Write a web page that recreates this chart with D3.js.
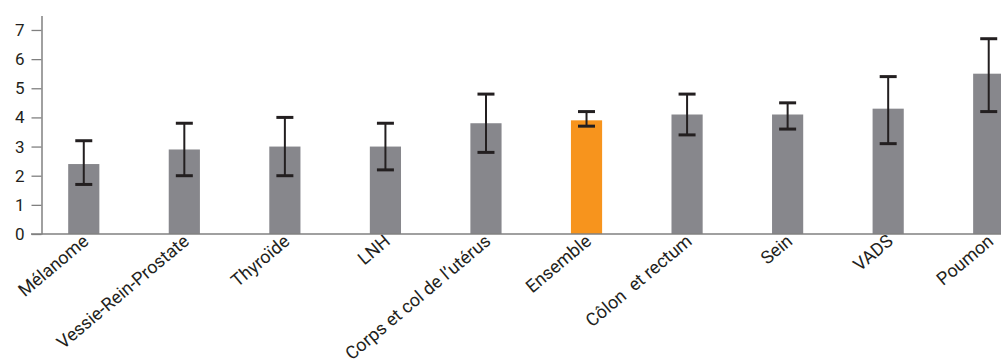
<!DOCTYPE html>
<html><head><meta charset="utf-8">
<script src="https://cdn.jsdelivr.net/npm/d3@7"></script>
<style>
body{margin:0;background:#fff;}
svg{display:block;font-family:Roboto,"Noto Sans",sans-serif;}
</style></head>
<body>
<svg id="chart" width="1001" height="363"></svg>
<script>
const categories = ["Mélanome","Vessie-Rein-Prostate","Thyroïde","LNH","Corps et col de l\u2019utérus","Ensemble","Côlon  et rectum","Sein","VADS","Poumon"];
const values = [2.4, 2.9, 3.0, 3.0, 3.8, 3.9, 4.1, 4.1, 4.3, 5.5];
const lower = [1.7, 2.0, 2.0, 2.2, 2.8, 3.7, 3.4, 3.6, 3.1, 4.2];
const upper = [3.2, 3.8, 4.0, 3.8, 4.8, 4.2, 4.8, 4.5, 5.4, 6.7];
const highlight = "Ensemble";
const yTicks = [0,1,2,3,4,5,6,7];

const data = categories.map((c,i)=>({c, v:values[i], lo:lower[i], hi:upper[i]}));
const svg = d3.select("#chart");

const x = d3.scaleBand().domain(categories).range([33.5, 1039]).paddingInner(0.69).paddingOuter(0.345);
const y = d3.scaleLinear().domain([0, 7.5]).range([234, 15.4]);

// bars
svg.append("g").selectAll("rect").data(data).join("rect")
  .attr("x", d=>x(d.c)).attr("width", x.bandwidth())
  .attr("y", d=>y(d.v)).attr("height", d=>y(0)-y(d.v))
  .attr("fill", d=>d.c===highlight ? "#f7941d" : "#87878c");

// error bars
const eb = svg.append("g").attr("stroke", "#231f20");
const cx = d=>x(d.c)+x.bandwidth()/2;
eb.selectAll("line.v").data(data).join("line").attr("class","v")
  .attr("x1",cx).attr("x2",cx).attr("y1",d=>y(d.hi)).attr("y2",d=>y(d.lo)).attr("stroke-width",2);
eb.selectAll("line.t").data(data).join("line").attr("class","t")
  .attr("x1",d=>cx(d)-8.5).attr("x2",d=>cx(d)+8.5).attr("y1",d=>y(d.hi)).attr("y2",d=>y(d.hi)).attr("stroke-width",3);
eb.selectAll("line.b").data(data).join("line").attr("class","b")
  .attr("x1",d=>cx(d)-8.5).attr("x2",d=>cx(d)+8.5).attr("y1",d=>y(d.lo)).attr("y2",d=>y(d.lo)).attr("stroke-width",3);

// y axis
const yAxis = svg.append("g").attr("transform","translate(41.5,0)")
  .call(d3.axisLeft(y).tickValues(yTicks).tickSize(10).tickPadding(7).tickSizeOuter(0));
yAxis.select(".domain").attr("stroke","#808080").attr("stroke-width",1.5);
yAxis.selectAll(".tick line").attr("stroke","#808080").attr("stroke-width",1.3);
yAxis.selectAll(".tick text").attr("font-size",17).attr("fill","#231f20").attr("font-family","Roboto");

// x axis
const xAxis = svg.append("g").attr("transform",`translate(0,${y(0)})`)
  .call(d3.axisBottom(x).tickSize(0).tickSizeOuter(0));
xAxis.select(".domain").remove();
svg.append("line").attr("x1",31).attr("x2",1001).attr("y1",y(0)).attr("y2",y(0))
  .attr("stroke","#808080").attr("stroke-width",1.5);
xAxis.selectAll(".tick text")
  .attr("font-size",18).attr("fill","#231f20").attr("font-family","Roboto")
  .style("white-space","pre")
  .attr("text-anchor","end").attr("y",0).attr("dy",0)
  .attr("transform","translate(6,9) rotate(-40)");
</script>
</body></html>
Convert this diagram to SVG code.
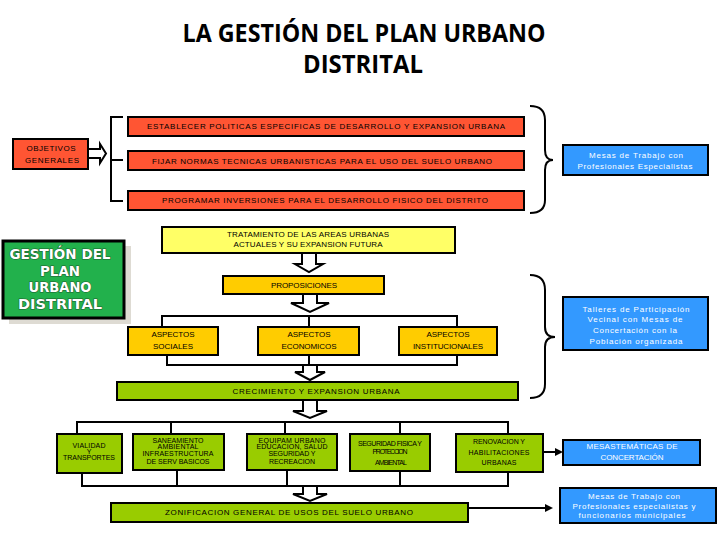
◆ ◆ ◆ ◆ ◆
**Aim of the task:** The records above should be reproduced exactly, with no pictures included.

**Full output:**
Write a web page that recreates this chart with D3.js.
<!DOCTYPE html>
<html><head><meta charset="utf-8">
<script src="https://cdn.jsdelivr.net/npm/d3@7"></script>
<style>
body{margin:0;background:#fff;}
svg{display:block;font-family:Roboto,"Noto Sans",sans-serif;}
</style></head>
<body>
<svg id="chart" width="1001" height="363"></svg>
<script>
const categories = ["Mélanome","Vessie-Rein-Prostate","Thyroïde","LNH","Corps et col de l\u2019utérus","Ensemble","Côlon  et rectum","Sein","VADS","Poumon"];
const values = [2.4, 2.9, 3.0, 3.0, 3.8, 3.9, 4.1, 4.1, 4.3, 5.5];
const lower = [1.7, 2.0, 2.0, 2.2, 2.8, 3.7, 3.4, 3.6, 3.1, 4.2];
const upper = [3.2, 3.8, 4.0, 3.8, 4.8, 4.2, 4.8, 4.5, 5.4, 6.7];
const highlight = "Ensemble";
const yTicks = [0,1,2,3,4,5,6,7];

const data = categories.map((c,i)=>({c, v:values[i], lo:lower[i], hi:upper[i]}));
const svg = d3.select("#chart");

const x = d3.scaleBand().domain(categories).range([33.5, 1039]).paddingInner(0.69).paddingOuter(0.345);
const y = d3.scaleLinear().domain([0, 7.5]).range([234, 15.4]);

// bars
svg.append("g").selectAll("rect").data(data).join("rect")
  .attr("x", d=>x(d.c)).attr("width", x.bandwidth())
  .attr("y", d=>y(d.v)).attr("height", d=>y(0)-y(d.v))
  .attr("fill", d=>d.c===highlight ? "#f7941d" : "#87878c");

// error bars
const eb = svg.append("g").attr("stroke", "#231f20");
const cx = d=>x(d.c)+x.bandwidth()/2;
eb.selectAll("line.v").data(data).join("line").attr("class","v")
  .attr("x1",cx).attr("x2",cx).attr("y1",d=>y(d.hi)).attr("y2",d=>y(d.lo)).attr("stroke-width",2);
eb.selectAll("line.t").data(data).join("line").attr("class","t")
  .attr("x1",d=>cx(d)-8.5).attr("x2",d=>cx(d)+8.5).attr("y1",d=>y(d.hi)).attr("y2",d=>y(d.hi)).attr("stroke-width",3);
eb.selectAll("line.b").data(data).join("line").attr("class","b")
  .attr("x1",d=>cx(d)-8.5).attr("x2",d=>cx(d)+8.5).attr("y1",d=>y(d.lo)).attr("y2",d=>y(d.lo)).attr("stroke-width",3);

// y axis
const yAxis = svg.append("g").attr("transform","translate(41.5,0)")
  .call(d3.axisLeft(y).tickValues(yTicks).tickSize(10).tickPadding(7).tickSizeOuter(0));
yAxis.select(".domain").attr("stroke","#808080").attr("stroke-width",1.5);
yAxis.selectAll(".tick line").attr("stroke","#808080").attr("stroke-width",1.3);
yAxis.selectAll(".tick text").attr("font-size",17).attr("fill","#231f20").attr("font-family","Roboto");

// x axis
const xAxis = svg.append("g").attr("transform",`translate(0,${y(0)})`)
  .call(d3.axisBottom(x).tickSize(0).tickSizeOuter(0));
xAxis.select(".domain").remove();
svg.append("line").attr("x1",31).attr("x2",1001).attr("y1",y(0)).attr("y2",y(0))
  .attr("stroke","#808080").attr("stroke-width",1.5);
xAxis.selectAll(".tick text")
  .attr("font-size",18).attr("fill","#231f20").attr("font-family","Roboto")
  .style("white-space","pre")
  .attr("text-anchor","end").attr("y",0).attr("dy",0)
  .attr("transform","translate(6,9) rotate(-40)");
</script>
</body></html>
Convert this diagram to SVG code.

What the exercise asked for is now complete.